Work to complete ::
Output all the data exactly. Pictures do not belong in the copy.

————————

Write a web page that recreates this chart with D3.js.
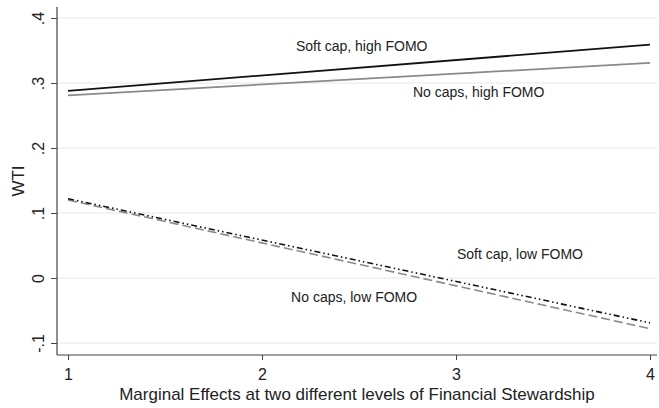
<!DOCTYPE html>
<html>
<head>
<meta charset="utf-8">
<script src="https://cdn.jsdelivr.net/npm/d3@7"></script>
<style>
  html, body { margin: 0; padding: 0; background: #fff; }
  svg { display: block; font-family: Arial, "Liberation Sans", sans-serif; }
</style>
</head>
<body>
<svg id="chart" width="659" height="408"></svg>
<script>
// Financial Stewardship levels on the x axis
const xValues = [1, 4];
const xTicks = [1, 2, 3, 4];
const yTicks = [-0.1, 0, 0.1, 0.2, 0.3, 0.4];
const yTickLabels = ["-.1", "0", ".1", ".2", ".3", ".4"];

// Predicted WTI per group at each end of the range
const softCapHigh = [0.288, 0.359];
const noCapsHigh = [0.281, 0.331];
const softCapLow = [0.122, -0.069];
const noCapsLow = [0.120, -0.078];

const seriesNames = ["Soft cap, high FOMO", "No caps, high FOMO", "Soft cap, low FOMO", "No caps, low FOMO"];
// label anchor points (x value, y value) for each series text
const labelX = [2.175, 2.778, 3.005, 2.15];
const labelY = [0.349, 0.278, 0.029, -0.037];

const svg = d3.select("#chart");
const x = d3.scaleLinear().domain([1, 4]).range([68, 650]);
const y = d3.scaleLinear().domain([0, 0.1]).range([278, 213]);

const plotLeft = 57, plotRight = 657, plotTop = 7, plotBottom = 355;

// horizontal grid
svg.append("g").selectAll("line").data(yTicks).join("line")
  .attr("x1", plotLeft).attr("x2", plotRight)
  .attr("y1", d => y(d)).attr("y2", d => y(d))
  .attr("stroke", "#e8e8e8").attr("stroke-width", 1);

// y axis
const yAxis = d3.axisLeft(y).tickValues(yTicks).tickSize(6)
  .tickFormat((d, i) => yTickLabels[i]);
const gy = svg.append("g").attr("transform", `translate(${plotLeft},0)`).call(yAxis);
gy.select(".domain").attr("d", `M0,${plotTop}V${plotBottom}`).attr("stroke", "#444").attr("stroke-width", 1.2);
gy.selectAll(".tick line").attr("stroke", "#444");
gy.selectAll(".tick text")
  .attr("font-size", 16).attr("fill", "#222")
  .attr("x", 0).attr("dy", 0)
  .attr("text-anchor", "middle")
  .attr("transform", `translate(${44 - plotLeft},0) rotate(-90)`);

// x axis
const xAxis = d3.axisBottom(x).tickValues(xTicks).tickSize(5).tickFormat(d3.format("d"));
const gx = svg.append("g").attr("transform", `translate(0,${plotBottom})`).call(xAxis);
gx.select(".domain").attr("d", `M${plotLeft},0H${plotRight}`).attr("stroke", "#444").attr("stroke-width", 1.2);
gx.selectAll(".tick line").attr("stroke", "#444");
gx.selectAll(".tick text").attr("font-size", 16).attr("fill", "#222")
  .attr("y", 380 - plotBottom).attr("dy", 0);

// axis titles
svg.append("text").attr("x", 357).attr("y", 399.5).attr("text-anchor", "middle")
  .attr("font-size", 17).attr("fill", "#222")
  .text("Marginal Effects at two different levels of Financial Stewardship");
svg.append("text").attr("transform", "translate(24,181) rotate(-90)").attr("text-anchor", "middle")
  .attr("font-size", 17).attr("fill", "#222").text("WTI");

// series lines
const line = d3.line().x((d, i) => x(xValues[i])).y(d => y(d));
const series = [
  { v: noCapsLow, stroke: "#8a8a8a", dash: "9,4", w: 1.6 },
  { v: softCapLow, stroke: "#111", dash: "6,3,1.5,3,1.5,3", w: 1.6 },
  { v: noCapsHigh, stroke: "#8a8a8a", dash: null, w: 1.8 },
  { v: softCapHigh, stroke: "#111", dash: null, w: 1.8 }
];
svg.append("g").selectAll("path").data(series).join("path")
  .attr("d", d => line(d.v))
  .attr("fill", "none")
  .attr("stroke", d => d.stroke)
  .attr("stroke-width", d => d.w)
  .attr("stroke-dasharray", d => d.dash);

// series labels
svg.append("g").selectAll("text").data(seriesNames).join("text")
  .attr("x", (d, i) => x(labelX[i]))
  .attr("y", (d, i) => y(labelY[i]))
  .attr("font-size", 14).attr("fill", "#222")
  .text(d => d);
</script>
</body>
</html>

————————

Final answer ::
Write a web page that recreates this chart with D3.js.
<!DOCTYPE html>
<html>
<head>
<meta charset="utf-8">
<script src="https://cdn.jsdelivr.net/npm/d3@7"></script>
<style>
  html, body { margin: 0; padding: 0; background: #fff; }
  svg { display: block; font-family: Arial, "Liberation Sans", sans-serif; }
</style>
</head>
<body>
<svg id="chart" width="659" height="408"></svg>
<script>
// Financial Stewardship levels on the x axis
const xValues = [1, 4];
const xTicks = [1, 2, 3, 4];
const yTicks = [-0.1, 0, 0.1, 0.2, 0.3, 0.4];
const yTickLabels = ["-.1", "0", ".1", ".2", ".3", ".4"];

// Predicted WTI per group at each end of the range
const softCapHigh = [0.288, 0.359];
const noCapsHigh = [0.281, 0.331];
const softCapLow = [0.122, -0.069];
const noCapsLow = [0.120, -0.078];

const seriesNames = ["Soft cap, high FOMO", "No caps, high FOMO", "Soft cap, low FOMO", "No caps, low FOMO"];
// label anchor points (x value, y value) for each series text
const labelX = [2.175, 2.778, 3.005, 2.15];
const labelY = [0.349, 0.278, 0.029, -0.037];

const svg = d3.select("#chart");
const x = d3.scaleLinear().domain([1, 4]).range([68, 650]);
const y = d3.scaleLinear().domain([0, 0.1]).range([278, 213]);

const plotLeft = 57, plotRight = 657, plotTop = 7, plotBottom = 355;

// horizontal grid
svg.append("g").selectAll("line").data(yTicks).join("line")
  .attr("x1", plotLeft).attr("x2", plotRight)
  .attr("y1", d => y(d)).attr("y2", d => y(d))
  .attr("stroke", "#e8e8e8").attr("stroke-width", 1);

// y axis
const yAxis = d3.axisLeft(y).tickValues(yTicks).tickSize(6)
  .tickFormat((d, i) => yTickLabels[i]);
const gy = svg.append("g").attr("transform", `translate(${plotLeft},0)`).call(yAxis);
gy.select(".domain").attr("d", `M0,${plotTop}V${plotBottom}`).attr("stroke", "#444").attr("stroke-width", 1.2);
gy.selectAll(".tick line").attr("stroke", "#444");
gy.selectAll(".tick text")
  .attr("font-size", 16).attr("fill", "#222")
  .attr("x", 0).attr("dy", 0)
  .attr("text-anchor", "middle")
  .attr("transform", `translate(${44 - plotLeft},0) rotate(-90)`);

// x axis
const xAxis = d3.axisBottom(x).tickValues(xTicks).tickSize(5).tickFormat(d3.format("d"));
const gx = svg.append("g").attr("transform", `translate(0,${plotBottom})`).call(xAxis);
gx.select(".domain").attr("d", `M${plotLeft},0H${plotRight}`).attr("stroke", "#444").attr("stroke-width", 1.2);
gx.selectAll(".tick line").attr("stroke", "#444");
gx.selectAll(".tick text").attr("font-size", 16).attr("fill", "#222")
  .attr("y", 380 - plotBottom).attr("dy", 0);

// axis titles
svg.append("text").attr("x", 357).attr("y", 399.5).attr("text-anchor", "middle")
  .attr("font-size", 17).attr("fill", "#222")
  .text("Marginal Effects at two different levels of Financial Stewardship");
svg.append("text").attr("transform", "translate(24,181) rotate(-90)").attr("text-anchor", "middle")
  .attr("font-size", 17).attr("fill", "#222").text("WTI");

// series lines
const line = d3.line().x((d, i) => x(xValues[i])).y(d => y(d));
const series = [
  { v: noCapsLow, stroke: "#8a8a8a", dash: "9,4", w: 1.6 },
  { v: softCapLow, stroke: "#111", dash: "6,3,1.5,3,1.5,3", w: 1.6 },
  { v: noCapsHigh, stroke: "#8a8a8a", dash: null, w: 1.8 },
  { v: softCapHigh, stroke: "#111", dash: null, w: 1.8 }
];
svg.append("g").selectAll("path").data(series).join("path")
  .attr("d", d => line(d.v))
  .attr("fill", "none")
  .attr("stroke", d => d.stroke)
  .attr("stroke-width", d => d.w)
  .attr("stroke-dasharray", d => d.dash);

// series labels
svg.append("g").selectAll("text").data(seriesNames).join("text")
  .attr("x", (d, i) => x(labelX[i]))
  .attr("y", (d, i) => y(labelY[i]))
  .attr("font-size", 14).attr("fill", "#222")
  .text(d => d);
</script>
</body>
</html>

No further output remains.